[Brief] In the material below, please retype the lines from the very first through the one with "const trendY = [0.19, 0.50];", exactly and without pictures.

start Data shown

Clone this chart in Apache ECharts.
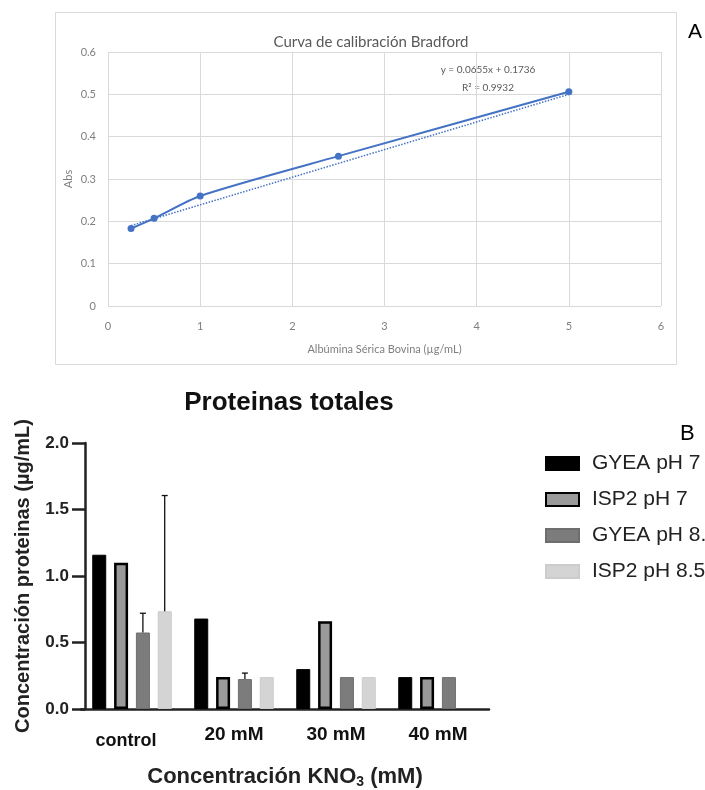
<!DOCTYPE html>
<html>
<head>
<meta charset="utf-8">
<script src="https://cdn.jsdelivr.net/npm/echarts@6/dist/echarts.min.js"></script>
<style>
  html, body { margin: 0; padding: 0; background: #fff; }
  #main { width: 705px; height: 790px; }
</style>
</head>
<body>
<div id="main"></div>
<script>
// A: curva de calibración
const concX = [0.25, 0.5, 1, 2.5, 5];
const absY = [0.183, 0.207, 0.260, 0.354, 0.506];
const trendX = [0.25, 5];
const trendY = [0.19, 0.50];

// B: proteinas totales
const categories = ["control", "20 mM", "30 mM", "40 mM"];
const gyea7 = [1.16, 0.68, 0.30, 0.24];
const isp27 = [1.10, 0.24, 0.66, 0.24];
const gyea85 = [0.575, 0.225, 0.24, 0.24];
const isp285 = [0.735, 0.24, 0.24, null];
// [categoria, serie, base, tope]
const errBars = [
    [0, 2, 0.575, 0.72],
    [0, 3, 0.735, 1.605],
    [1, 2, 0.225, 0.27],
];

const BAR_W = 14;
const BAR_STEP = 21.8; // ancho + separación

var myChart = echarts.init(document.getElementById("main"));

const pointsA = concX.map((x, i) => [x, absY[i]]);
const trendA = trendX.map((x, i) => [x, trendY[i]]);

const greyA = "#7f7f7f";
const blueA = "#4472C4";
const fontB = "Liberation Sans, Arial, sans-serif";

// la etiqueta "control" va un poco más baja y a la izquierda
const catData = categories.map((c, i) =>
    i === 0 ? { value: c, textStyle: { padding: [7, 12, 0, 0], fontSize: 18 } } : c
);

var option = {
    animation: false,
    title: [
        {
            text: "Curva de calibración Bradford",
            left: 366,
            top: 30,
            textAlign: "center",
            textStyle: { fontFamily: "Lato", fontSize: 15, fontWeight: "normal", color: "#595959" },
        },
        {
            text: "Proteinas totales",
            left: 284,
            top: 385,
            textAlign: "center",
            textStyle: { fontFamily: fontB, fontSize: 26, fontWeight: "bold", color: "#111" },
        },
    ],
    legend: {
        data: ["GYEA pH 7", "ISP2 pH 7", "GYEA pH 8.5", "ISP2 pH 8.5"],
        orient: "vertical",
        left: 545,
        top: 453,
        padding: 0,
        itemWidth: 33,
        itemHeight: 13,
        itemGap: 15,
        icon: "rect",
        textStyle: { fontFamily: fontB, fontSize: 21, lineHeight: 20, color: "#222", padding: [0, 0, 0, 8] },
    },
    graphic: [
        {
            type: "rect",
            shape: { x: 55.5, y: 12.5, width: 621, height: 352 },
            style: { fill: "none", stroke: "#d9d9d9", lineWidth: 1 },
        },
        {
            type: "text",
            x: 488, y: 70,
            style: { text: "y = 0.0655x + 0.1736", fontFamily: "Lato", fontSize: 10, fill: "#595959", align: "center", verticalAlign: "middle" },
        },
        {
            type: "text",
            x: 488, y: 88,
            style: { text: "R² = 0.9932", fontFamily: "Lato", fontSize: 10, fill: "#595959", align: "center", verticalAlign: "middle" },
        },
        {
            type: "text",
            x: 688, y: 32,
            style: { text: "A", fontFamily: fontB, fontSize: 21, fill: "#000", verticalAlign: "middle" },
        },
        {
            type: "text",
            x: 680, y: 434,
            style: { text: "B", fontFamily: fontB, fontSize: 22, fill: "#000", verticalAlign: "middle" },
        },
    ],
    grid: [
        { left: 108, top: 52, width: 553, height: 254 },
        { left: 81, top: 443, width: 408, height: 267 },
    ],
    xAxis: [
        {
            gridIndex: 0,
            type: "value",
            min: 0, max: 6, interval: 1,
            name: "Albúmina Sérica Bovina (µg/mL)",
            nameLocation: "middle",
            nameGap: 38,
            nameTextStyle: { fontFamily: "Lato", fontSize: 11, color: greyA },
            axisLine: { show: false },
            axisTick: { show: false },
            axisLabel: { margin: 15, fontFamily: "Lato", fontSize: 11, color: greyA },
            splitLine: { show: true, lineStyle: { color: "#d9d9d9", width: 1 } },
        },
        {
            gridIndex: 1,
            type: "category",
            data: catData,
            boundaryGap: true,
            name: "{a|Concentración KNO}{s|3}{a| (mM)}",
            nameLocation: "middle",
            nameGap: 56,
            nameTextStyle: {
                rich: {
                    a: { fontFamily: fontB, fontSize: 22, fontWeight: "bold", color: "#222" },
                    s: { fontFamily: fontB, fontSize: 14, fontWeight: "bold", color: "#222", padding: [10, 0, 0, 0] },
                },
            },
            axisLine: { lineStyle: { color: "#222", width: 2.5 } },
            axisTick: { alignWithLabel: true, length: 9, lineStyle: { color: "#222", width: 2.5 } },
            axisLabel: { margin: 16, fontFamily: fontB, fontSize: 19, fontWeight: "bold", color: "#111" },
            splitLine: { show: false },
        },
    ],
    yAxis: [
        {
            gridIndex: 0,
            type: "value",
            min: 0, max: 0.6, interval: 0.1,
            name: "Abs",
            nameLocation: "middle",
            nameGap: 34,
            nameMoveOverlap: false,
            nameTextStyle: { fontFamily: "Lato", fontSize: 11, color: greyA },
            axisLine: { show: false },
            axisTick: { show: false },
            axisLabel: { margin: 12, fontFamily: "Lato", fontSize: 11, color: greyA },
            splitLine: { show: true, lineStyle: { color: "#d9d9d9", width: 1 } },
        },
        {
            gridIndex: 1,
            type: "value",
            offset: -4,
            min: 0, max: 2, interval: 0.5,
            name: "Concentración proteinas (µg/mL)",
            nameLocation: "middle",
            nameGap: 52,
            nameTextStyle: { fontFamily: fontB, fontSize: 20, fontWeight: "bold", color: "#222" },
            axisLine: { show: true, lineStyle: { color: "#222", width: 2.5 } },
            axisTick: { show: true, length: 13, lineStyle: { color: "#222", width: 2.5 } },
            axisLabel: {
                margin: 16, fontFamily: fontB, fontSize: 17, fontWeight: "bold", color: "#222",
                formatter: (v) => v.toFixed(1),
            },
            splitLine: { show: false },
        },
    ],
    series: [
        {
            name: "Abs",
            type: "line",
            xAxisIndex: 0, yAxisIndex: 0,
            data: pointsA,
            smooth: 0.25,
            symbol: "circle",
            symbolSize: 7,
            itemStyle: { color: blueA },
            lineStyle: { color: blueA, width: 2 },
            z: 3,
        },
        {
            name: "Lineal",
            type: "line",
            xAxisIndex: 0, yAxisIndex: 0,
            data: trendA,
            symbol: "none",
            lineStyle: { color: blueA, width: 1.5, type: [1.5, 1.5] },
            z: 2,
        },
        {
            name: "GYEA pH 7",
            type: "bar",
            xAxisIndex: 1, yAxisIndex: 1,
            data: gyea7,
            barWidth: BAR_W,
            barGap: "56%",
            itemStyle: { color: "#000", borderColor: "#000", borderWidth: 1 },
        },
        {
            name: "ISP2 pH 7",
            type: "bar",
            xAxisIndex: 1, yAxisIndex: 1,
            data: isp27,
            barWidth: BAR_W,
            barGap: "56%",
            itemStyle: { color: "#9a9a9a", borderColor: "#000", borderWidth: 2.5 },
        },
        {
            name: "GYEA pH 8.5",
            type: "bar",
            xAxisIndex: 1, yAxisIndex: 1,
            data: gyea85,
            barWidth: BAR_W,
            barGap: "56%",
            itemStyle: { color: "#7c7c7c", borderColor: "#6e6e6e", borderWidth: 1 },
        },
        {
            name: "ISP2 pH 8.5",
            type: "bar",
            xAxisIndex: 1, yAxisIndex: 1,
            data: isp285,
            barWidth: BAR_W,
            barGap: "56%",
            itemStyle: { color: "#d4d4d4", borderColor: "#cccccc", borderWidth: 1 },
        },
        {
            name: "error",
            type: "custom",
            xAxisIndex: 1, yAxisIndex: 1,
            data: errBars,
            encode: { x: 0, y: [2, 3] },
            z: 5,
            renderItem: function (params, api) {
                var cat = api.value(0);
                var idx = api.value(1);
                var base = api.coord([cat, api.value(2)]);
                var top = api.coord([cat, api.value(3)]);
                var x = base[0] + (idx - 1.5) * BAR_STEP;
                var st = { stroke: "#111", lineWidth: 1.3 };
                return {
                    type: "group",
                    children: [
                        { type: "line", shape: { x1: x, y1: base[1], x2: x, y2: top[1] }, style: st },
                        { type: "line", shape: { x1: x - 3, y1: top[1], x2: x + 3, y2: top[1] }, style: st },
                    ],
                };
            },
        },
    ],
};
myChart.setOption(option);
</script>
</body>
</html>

end Data shown

[Answer to the problem]
Clone this chart in Apache ECharts.
<!DOCTYPE html>
<html>
<head>
<meta charset="utf-8">
<script src="https://cdn.jsdelivr.net/npm/echarts@6/dist/echarts.min.js"></script>
<style>
  html, body { margin: 0; padding: 0; background: #fff; }
  #main { width: 705px; height: 790px; }
</style>
</head>
<body>
<div id="main"></div>
<script>
// A: curva de calibración
const concX = [0.25, 0.5, 1, 2.5, 5];
const absY = [0.183, 0.207, 0.260, 0.354, 0.506];
const trendX = [0.25, 5];
const trendY = [0.19, 0.50];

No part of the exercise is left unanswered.